Until recently, some analysts predicted that voice-based commerce would eventually be responsible for tens of billions of dollars of retail sales. Those predictions are likely to change following a 2018 internally leaked document from Amazon that indicated just 2% of the people who own Amazon Alexa-powered devices have made purchases using voice. More importantly, 90% of that tiny minority failed to make a second voice-based purchase.
Everything stated above begs one question: Has the potential for voice assistants and smart speakers to impact our lives been dramatically overstated?
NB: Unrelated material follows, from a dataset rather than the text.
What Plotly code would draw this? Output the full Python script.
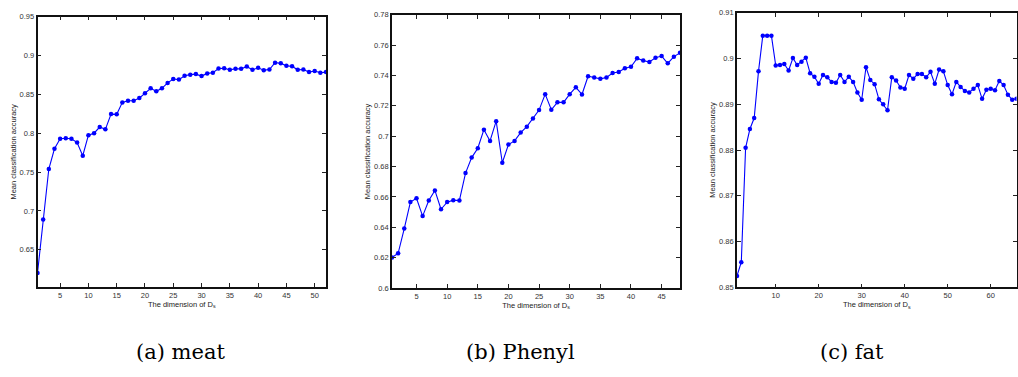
import plotly.graph_objects as go

# ---- data ----
meat_x = list(range(1, 53))
meat_acc = [0.620, 0.689, 0.754, 0.780, 0.793, 0.7935, 0.793, 0.788, 0.771, 0.7975,
            0.800, 0.808, 0.805, 0.8246, 0.8243, 0.8397, 0.8418, 0.8418, 0.8452, 0.8515,
            0.8578, 0.854, 0.8578, 0.8648, 0.8698, 0.869, 0.874, 0.8754, 0.8761, 0.8736,
            0.877, 0.8779, 0.8833, 0.8837, 0.8816, 0.8829, 0.8829, 0.8858, 0.8816, 0.8842,
            0.8812, 0.882, 0.8908, 0.890, 0.8867, 0.8862, 0.8816, 0.882, 0.8787, 0.880,
            0.8779, 0.8787]

phenyl_x = list(range(1, 49))
phenyl_acc = [0.6201, 0.6229, 0.6392, 0.6566, 0.6591, 0.6474, 0.6577, 0.6643, 0.6519, 0.6566,
              0.6579, 0.6577, 0.6757, 0.6859, 0.6921, 0.7043, 0.6969, 0.7099, 0.6825, 0.6945,
              0.6969, 0.7024, 0.7063, 0.7117, 0.7172, 0.7277, 0.7174, 0.7223, 0.7223, 0.7277,
              0.7322, 0.7275, 0.7395, 0.7387, 0.7378, 0.7387, 0.7416, 0.7423, 0.7448, 0.7457,
              0.7513, 0.7498, 0.7489, 0.7517, 0.7528, 0.7480, 0.7524, 0.7549]

fat_x = list(range(1, 67))
fat_acc = [0.8525, 0.8555, 0.8805, 0.8846, 0.8870, 0.8972, 0.9050, 0.9050, 0.9050, 0.8985,
           0.8986, 0.8988, 0.8974, 0.9001, 0.8986, 0.8993, 0.9002, 0.8968, 0.8960, 0.8945,
           0.8964, 0.8959, 0.8949, 0.8947, 0.8964, 0.8949, 0.8960, 0.8949, 0.8926, 0.8910,
           0.8981, 0.8953, 0.8944, 0.8911, 0.8900, 0.8887, 0.8959, 0.8952, 0.8937, 0.8934,
           0.8964, 0.8956, 0.8966, 0.8966, 0.8959, 0.8971, 0.8945, 0.8976, 0.8972, 0.8942,
           0.8922, 0.8949, 0.8938, 0.8929, 0.8926, 0.8934, 0.8942, 0.8912, 0.8932, 0.8934,
           0.8931, 0.8951, 0.8942, 0.8921, 0.8910, 0.8912]

meat_xticks = [5, 10, 15, 20, 25, 30, 35, 40, 45, 50]
meat_yticks = [0.65, 0.7, 0.75, 0.8, 0.85, 0.9, 0.95]
meat_yticktext = ["0.65", "0.7", "0.75", "0.8", "0.85", "0.9", "0.95"]

phenyl_xticks = [5, 10, 15, 20, 25, 30, 35, 40, 45]
phenyl_yticks = [0.6, 0.62, 0.64, 0.66, 0.68, 0.7, 0.72, 0.74, 0.76, 0.78]
phenyl_yticktext = ["0.6", "0.62", "0.64", "0.66", "0.68", "0.7", "0.72", "0.74", "0.76", "0.78"]

fat_xticks = [10, 20, 30, 40, 50, 60]
fat_yticks = [0.85, 0.86, 0.87, 0.88, 0.89, 0.9, 0.91]
fat_yticktext = ["0.85", "0.86", "0.87", "0.88", "0.89", "0.9", "0.91"]

captions = ["(a) meat", "(b) Phenyl", "(c) fat"]
x_title = "The dimension of D<sub>s</sub>"
y_title = "Mean classification accuracy"

# ---- figure ----
W, H = 1018, 377
fig = go.Figure()

line_style = dict(color="#0000FF", width=1.1)
marker_style = dict(color="#0000FF", size=4.5, symbol="circle")

for i, (xs, ys) in enumerate([(meat_x, meat_acc), (phenyl_x, phenyl_acc), (fat_x, fat_acc)]):
    suffix = "" if i == 0 else str(i + 1)
    fig.add_trace(go.Scatter(x=xs, y=ys, mode="lines+markers", line=line_style,
                             marker=marker_style, xaxis="x" + suffix, yaxis="y" + suffix,
                             showlegend=False))

def px_dom(a, b, total):
    return [a / total, b / total]

def py_dom(top, bottom):
    return [1 - bottom / H, 1 - top / H]

tick_font = dict(family="Liberation Sans, Arial, sans-serif", size=7.5, color="#333333")
title_font = dict(family="Liberation Sans, Arial, sans-serif", size=7.5, color="#222222")

def xaxis(dom, rng, ticks, anchor):
    return dict(domain=dom, range=rng, tickvals=ticks, ticks="inside", ticklen=4,
                tickcolor="#222222", showline=True, linecolor="#111111", linewidth=1.6,
                mirror="ticks", showgrid=False, zeroline=False, tickfont=tick_font,
                title=dict(text=x_title, font=title_font, standoff=2), anchor=anchor)

def yaxis(dom, rng, ticks, text, anchor):
    return dict(domain=dom, range=rng, tickvals=ticks, ticktext=text, ticks="inside",
                ticklen=4, tickcolor="#222222", showline=True, linecolor="#111111",
                linewidth=1.6, mirror="ticks", showgrid=False, zeroline=False,
                tickfont=tick_font, title=dict(text=y_title, font=title_font, standoff=2),
                anchor=anchor)

fig.update_layout(
    width=W, height=H,
    margin=dict(l=0, r=0, t=0, b=0),
    paper_bgcolor="white", plot_bgcolor="white",
    xaxis=xaxis(px_dom(37.5, 326, W), [1, 52], meat_xticks, "y"),
    yaxis=yaxis(py_dom(13, 290), [0.602, 0.95], meat_yticks, meat_yticktext, "x"),
    xaxis2=xaxis(px_dom(392, 680, W), [1, 48], phenyl_xticks, "y2"),
    yaxis2=yaxis(py_dom(11, 291), [0.6, 0.78], phenyl_yticks, phenyl_yticktext, "x2"),
    xaxis3=xaxis(px_dom(737, 1016.5, W), [1, 66], fat_xticks, "y3"),
    yaxis3=yaxis(py_dom(9, 290.3), [0.85, 0.91], fat_yticks, fat_yticktext, "x3"),
)

cap_x = [180, 520, 852]
for cx, txt in zip(cap_x, captions):
    fig.add_annotation(x=cx / W, y=1 - 356 / H, xref="paper", yref="paper", text=txt,
                       showarrow=False, xanchor="center", yanchor="middle",
                       font=dict(family="DejaVu Serif, serif", size=21, color="#000000"))

fig.write_html("out.html")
Your answer to this question might mean betting against the likes of Samsung, Apple, Google, and Amazon. As both a developer and user of these technologies, I have no doubt that there is a place for voice assistants in our daily lives. However, user activity and preferences are still determining for what. According to Amazon, many of the top Alexa skills are games and those that aren’t are “focused on daily habits, wellness, and…family fun.” Even more interesting is the observation from TechCrunch’s Sarah Perez who noticed that many of Alexa’s top experiences “are known app names from the mobile app ecosystem, rather than breakout hits that are unique to Alexa or smart speakers.” While the data uncovers some issues with voice capabilities and adoption, the data is not dispositive of whether adoption and growth of voice technology will wane or whether such technology can be overlooked by companies. At this moment in time, it’s hard to find a compelling ROI case for voice-related development that isn’t experimental in nature, but consumer acceptance of voice-activated technology indicates that experimentation should continue to find the right experiment beyond simple assistant-like activities.
Regardless of the mentioned shortcomings in capabilities and more advanced use cases, there are tech analysts who will tell you that voice interfaces will revolutionize technology and become the dominate user-interface of the future due to its ease of use. This prediction is based on the larger concept of voice-driven interfaces enabling interactions with systems solely through voice. If you go back to some of the examples in this article, checking for a lightbulb at Home Depot or ordering milk for the next day could be exponentially easier via voice than the current alternatives. Voice interfaces are still in the embryonic stages of their development and will continue to be developed and integrated with modern technology at an innovative rate of speed and will likely include visual and touch components; however, at this moment in time, voice assistants and their associated smart speakers are still looking for a niche when it comes to non-assistant like experiences. For this user, turning on my lights, setting alarms and listening to the news/music/podcasts is all I really need at this moment. As technological development continues to advance and evolve, so will the use cases for voice-activated technology beyond those mentioned in this article.